◆ PROBLEM TO WORK ON: Starting from the top of the material, restate each line exactly until the line that contains "anchor=base] (title) at", which is also copied. Pictures are excluded.

◆ SOURCE EXCERPT:

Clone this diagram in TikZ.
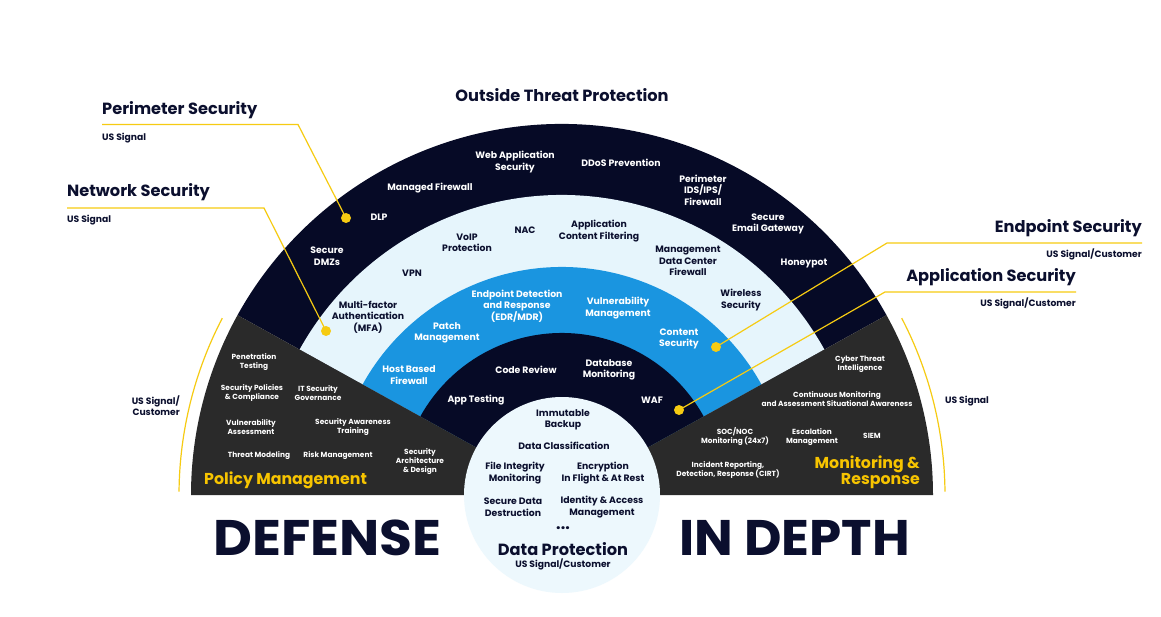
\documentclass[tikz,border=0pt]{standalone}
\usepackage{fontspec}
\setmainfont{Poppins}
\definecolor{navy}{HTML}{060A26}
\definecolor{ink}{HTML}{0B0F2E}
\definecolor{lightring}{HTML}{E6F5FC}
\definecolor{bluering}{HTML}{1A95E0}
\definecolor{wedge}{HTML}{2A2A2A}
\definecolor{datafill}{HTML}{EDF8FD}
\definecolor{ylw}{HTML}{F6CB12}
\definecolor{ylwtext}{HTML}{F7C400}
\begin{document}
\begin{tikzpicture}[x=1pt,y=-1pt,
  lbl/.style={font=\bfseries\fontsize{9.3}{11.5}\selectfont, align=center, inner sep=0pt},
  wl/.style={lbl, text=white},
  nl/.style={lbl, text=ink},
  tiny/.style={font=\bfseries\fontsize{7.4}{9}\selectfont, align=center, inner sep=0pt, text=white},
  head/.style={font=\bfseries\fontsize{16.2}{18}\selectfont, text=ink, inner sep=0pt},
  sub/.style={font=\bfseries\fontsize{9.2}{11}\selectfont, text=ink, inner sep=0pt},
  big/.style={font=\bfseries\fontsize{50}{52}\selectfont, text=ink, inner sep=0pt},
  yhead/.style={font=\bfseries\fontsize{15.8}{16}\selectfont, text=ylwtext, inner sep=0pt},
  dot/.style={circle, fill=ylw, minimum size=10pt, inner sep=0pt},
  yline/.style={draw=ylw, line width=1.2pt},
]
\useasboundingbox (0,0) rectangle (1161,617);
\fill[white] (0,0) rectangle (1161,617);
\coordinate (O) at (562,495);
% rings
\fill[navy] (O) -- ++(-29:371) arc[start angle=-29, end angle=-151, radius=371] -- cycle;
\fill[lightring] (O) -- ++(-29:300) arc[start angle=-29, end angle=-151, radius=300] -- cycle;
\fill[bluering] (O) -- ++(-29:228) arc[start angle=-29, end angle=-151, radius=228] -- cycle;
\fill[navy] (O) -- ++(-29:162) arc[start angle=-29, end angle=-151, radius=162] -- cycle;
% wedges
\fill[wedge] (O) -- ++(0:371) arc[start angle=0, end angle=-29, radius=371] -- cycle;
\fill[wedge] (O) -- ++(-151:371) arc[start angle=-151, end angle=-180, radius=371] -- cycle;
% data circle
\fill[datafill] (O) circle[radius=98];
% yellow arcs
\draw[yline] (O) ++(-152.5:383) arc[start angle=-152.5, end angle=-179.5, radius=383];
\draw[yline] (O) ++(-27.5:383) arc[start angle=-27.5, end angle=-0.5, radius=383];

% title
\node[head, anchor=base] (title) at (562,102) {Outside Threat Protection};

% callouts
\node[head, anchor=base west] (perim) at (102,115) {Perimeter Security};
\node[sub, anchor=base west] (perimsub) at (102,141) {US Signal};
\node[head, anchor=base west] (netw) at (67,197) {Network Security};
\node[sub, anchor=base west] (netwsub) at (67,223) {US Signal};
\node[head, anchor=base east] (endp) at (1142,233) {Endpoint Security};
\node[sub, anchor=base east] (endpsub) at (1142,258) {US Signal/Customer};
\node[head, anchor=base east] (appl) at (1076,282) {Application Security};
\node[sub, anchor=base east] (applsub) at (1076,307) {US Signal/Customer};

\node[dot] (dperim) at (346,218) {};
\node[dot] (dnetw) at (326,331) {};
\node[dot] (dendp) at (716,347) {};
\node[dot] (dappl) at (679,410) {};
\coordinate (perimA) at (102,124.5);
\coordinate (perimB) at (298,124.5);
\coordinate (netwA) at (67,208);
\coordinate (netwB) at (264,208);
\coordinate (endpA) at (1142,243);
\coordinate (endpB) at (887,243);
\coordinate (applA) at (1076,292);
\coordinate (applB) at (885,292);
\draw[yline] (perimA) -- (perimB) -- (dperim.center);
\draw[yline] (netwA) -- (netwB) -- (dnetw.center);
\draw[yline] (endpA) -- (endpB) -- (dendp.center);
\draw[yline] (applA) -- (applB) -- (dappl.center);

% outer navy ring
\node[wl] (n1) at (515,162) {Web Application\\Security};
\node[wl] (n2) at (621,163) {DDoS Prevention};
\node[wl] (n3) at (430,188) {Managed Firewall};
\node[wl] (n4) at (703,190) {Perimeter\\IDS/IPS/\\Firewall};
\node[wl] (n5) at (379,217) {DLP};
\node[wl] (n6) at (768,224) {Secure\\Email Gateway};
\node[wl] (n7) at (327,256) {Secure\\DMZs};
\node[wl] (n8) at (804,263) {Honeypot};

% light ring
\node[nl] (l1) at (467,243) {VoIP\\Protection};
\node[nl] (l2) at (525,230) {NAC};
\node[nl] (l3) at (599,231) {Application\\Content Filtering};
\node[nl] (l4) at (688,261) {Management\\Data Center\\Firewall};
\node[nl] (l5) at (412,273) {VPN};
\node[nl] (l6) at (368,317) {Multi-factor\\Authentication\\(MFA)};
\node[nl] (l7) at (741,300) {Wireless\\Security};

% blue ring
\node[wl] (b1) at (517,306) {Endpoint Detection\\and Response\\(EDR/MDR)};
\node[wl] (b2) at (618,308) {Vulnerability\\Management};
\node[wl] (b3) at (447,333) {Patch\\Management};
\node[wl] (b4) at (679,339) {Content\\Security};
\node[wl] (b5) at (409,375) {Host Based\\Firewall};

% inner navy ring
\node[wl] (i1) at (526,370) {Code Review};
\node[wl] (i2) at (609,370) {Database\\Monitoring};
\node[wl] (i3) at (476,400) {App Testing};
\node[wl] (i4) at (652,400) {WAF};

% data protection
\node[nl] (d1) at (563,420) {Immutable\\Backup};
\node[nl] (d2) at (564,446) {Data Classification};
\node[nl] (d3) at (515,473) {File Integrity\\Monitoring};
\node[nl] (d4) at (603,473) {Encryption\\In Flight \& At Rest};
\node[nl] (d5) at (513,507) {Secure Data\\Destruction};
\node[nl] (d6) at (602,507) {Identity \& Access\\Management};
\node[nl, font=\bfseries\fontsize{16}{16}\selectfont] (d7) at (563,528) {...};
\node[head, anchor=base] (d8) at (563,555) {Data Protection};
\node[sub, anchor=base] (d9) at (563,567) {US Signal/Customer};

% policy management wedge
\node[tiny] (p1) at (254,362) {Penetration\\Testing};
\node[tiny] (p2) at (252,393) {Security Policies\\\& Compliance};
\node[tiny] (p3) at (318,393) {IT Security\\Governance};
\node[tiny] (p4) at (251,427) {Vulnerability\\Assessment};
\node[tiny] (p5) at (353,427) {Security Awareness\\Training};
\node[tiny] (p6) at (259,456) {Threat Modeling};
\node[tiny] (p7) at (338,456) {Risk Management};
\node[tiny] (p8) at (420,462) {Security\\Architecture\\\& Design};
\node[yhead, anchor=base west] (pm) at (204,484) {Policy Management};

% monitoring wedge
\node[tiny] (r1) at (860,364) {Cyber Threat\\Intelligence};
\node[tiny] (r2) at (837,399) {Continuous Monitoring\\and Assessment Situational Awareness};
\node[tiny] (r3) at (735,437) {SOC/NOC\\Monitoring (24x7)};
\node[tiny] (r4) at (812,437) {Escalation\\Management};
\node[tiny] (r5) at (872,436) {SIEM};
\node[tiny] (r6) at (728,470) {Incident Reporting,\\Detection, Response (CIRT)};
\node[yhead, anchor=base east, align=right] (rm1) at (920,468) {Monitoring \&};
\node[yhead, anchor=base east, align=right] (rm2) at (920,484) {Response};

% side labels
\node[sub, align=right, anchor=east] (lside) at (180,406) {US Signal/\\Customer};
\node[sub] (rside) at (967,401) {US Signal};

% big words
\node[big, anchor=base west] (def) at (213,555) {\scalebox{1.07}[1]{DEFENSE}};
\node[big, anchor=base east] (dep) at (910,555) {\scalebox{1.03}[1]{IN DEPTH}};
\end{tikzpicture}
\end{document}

◆ RESPONSE BELOW:
Clone this diagram in TikZ.
\documentclass[tikz,border=0pt]{standalone}
\usepackage{fontspec}
\setmainfont{Poppins}
\definecolor{navy}{HTML}{060A26}
\definecolor{ink}{HTML}{0B0F2E}
\definecolor{lightring}{HTML}{E6F5FC}
\definecolor{bluering}{HTML}{1A95E0}
\definecolor{wedge}{HTML}{2A2A2A}
\definecolor{datafill}{HTML}{EDF8FD}
\definecolor{ylw}{HTML}{F6CB12}
\definecolor{ylwtext}{HTML}{F7C400}
\begin{document}
\begin{tikzpicture}[x=1pt,y=-1pt,
  lbl/.style={font=\bfseries\fontsize{9.3}{11.5}\selectfont, align=center, inner sep=0pt},
  wl/.style={lbl, text=white},
  nl/.style={lbl, text=ink},
  tiny/.style={font=\bfseries\fontsize{7.4}{9}\selectfont, align=center, inner sep=0pt, text=white},
  head/.style={font=\bfseries\fontsize{16.2}{18}\selectfont, text=ink, inner sep=0pt},
  sub/.style={font=\bfseries\fontsize{9.2}{11}\selectfont, text=ink, inner sep=0pt},
  big/.style={font=\bfseries\fontsize{50}{52}\selectfont, text=ink, inner sep=0pt},
  yhead/.style={font=\bfseries\fontsize{15.8}{16}\selectfont, text=ylwtext, inner sep=0pt},
  dot/.style={circle, fill=ylw, minimum size=10pt, inner sep=0pt},
  yline/.style={draw=ylw, line width=1.2pt},
]
\useasboundingbox (0,0) rectangle (1161,617);
\fill[white] (0,0) rectangle (1161,617);
\coordinate (O) at (562,495);
% rings
\fill[navy] (O) -- ++(-29:371) arc[start angle=-29, end angle=-151, radius=371] -- cycle;
\fill[lightring] (O) -- ++(-29:300) arc[start angle=-29, end angle=-151, radius=300] -- cycle;
\fill[bluering] (O) -- ++(-29:228) arc[start angle=-29, end angle=-151, radius=228] -- cycle;
\fill[navy] (O) -- ++(-29:162) arc[start angle=-29, end angle=-151, radius=162] -- cycle;
% wedges
\fill[wedge] (O) -- ++(0:371) arc[start angle=0, end angle=-29, radius=371] -- cycle;
\fill[wedge] (O) -- ++(-151:371) arc[start angle=-151, end angle=-180, radius=371] -- cycle;
% data circle
\fill[datafill] (O) circle[radius=98];
% yellow arcs
\draw[yline] (O) ++(-152.5:383) arc[start angle=-152.5, end angle=-179.5, radius=383];
\draw[yline] (O) ++(-27.5:383) arc[start angle=-27.5, end angle=-0.5, radius=383];

% title
\node[head, anchor=base] (title) at (562,102) {Outside Threat Protection};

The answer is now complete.